The number of restaurants filing for insolvency in the UK has nearly doubled over the last eight years, according to accountancy firm Moore Stephens, with the uncertainty over Brexit and rising business rates contributing to a cocktail of pressures.
Accountancy firm Moore Stephens says in 2017/18 there were 1,219 restaurant insolvencies, up 24% on the year before and nearly double the rate seen in 2010/11. It blamed overcapacity at a time when Britons are eating out less.
Corroborating a steady decline throughout the restaurant sector, last week a report by Market Growth Monitor from CGA and AlixPartners revealed that the number of restaurants in Britain fell by 2% in 2018, the equivalent of more than 10 closures a week.
Up until 2018 the dining scene had shown a year on year increase, with the number of restaurants totalling 26,892 from January to September 2018. From January to September 2018, 539 restaurants in Britain have closed.
Of those closures, independently-owned restaurants bore the brunt, with numbers falling by 2.6% from the start of 2018 to September, with family-owned Chinese, Indian and Italian restaurants seeing the most closures.

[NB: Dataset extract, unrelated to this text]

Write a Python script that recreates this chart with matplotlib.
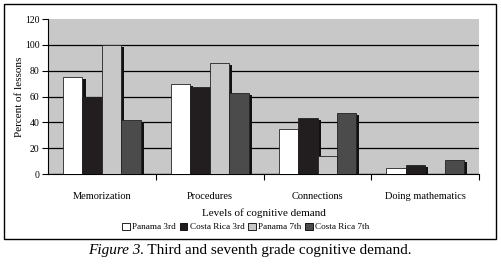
import numpy as np
import matplotlib
matplotlib.use("Agg")
import matplotlib.pyplot as plt
from matplotlib.patches import Rectangle, Patch

categories = ["Memorization", "Procedures", "Connections", "Doing mathematics"]
series_names = ["Panama 3rd", "Costa Rica 3rd", "Panama 7th", "Costa Rica 7th"]
panama_3rd = [75, 70, 35, 5]
costa_rica_3rd = [60, 67, 43, 7]
panama_7th = [100, 86, 14, 0]
costa_rica_7th = [42, 63, 47, 11]
yticks = [0, 20, 40, 60, 80, 100, 120]

colors = ["#ffffff", "#221e1f", "#c8c8c8", "#4b4b4b"]
all_values = [panama_3rd, costa_rica_3rd, panama_7th, costa_rica_7th]

plt.rcParams["font.family"] = ["Liberation Serif", "DejaVu Serif"]

fig = plt.figure(figsize=(5.02, 2.73), dpi=100)

# outer frame around the chart
fig.patches.append(Rectangle((0.008, 0.1245), 0.980, 0.8605, transform=fig.transFigure,
                             fill=False, edgecolor="black", linewidth=1.0, zorder=0))

ax = fig.add_axes([0.0956, 0.3626, 0.859, 0.5678])
ax.set_facecolor("#c8c8c8")

x = np.arange(len(categories))
width = 0.18
shift_x = 0.028
shift_y = 1.5
for i, (vals, c) in enumerate(zip(all_values, colors)):
    pos = x + (i - 1.5) * width
    shadow = np.clip(np.array(vals) - shift_y, 0, None)
    ax.bar(pos + shift_x, shadow, width, color="#111111", linewidth=0, zorder=3 + 2 * i)
    ax.bar(pos, vals, width, color=c, edgecolor="#222222", linewidth=0.6, zorder=4 + 2 * i)

ax.set_xlim(-0.5, 3.5)
ax.set_ylim(0, 120)
ax.set_yticks(yticks)
ax.yaxis.grid(True, color="black", linewidth=0.9)
ax.set_axisbelow(True)
ax.get_ygridlines()[-1].set_visible(False)
for s in ["top", "right"]:
    ax.spines[s].set_visible(False)
ax.spines["left"].set_linewidth(0.8)
ax.spines["bottom"].set_linewidth(0.8)

ax.set_xticks(x)
ax.set_xticklabels(categories, fontsize=7.5)
ax.set_xticks(np.append(x[:-1] + 0.5, 3.5), minor=True)
ax.tick_params(axis="x", which="major", length=0, pad=13)
ax.tick_params(axis="x", which="minor", length=4, width=0.8)
ax.tick_params(axis="y", length=4, width=0.8, labelsize=7, pad=2)

ax.set_ylabel("Percent of lessons", fontsize=8, labelpad=1)
ax.set_xlabel("Levels of cognitive demand", fontsize=8, labelpad=5)

handles = [Patch(facecolor=c, edgecolor="black", linewidth=0.6) for c in colors]
fig.legend(handles, series_names, loc="center", bbox_to_anchor=(0.49, 1 - 227 / 273),
           ncol=4, frameon=False, fontsize=6.6, handlelength=0.8, handleheight=0.8,
           handletextpad=0.3, columnspacing=0.4)

t1 = fig.text(0.175, 1 - 257 / 273, "Figure 3", fontsize=11, style="italic", va="bottom")
ax.annotate(". Third and seventh grade cognitive demand.", xy=(1, 0), xycoords=t1,
            fontsize=11, va="bottom", ha="left", annotation_clip=False)

fig.savefig("out.png", dpi=100)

As reported by Sky News, Jeremy Willmont, head of restructuring and insolvency at Moore Stephens, said closures in the restaurant sector were now at “epidemic” levels, and at their highest level since it began tracking the sector in 2010.
“The impact is visible on almost every high street of a major town or city,” he said. “In the wake of Brexit uncertainty and interest rate rises, it seems consumers are tightening their belts and discretionary spending is the first thing to go.”
In 2018, a spate of big restaurant chains were forced to strike rescue deals – known as company voluntary arrangements (CVAs) – with their creditors as they faced unsustainable debts.
Jamie’s Italian, Strada and Byron have all closed branches amid challenging trading conditions, while the Gourmet Burger Kitchen has said it would shut 17 sites. Carluccios is shutting 34 outlets, while Prezzo has said it would close 94, as well as all 33 outlets of its Tex-Mex brand Chimichanga.
Willmont blamed an influx of private equity investment into restaurant chains leading to some opening too many sites which fail to break even for the over saturation of the cast-casual market, as well as a general slow-down in consumer spending.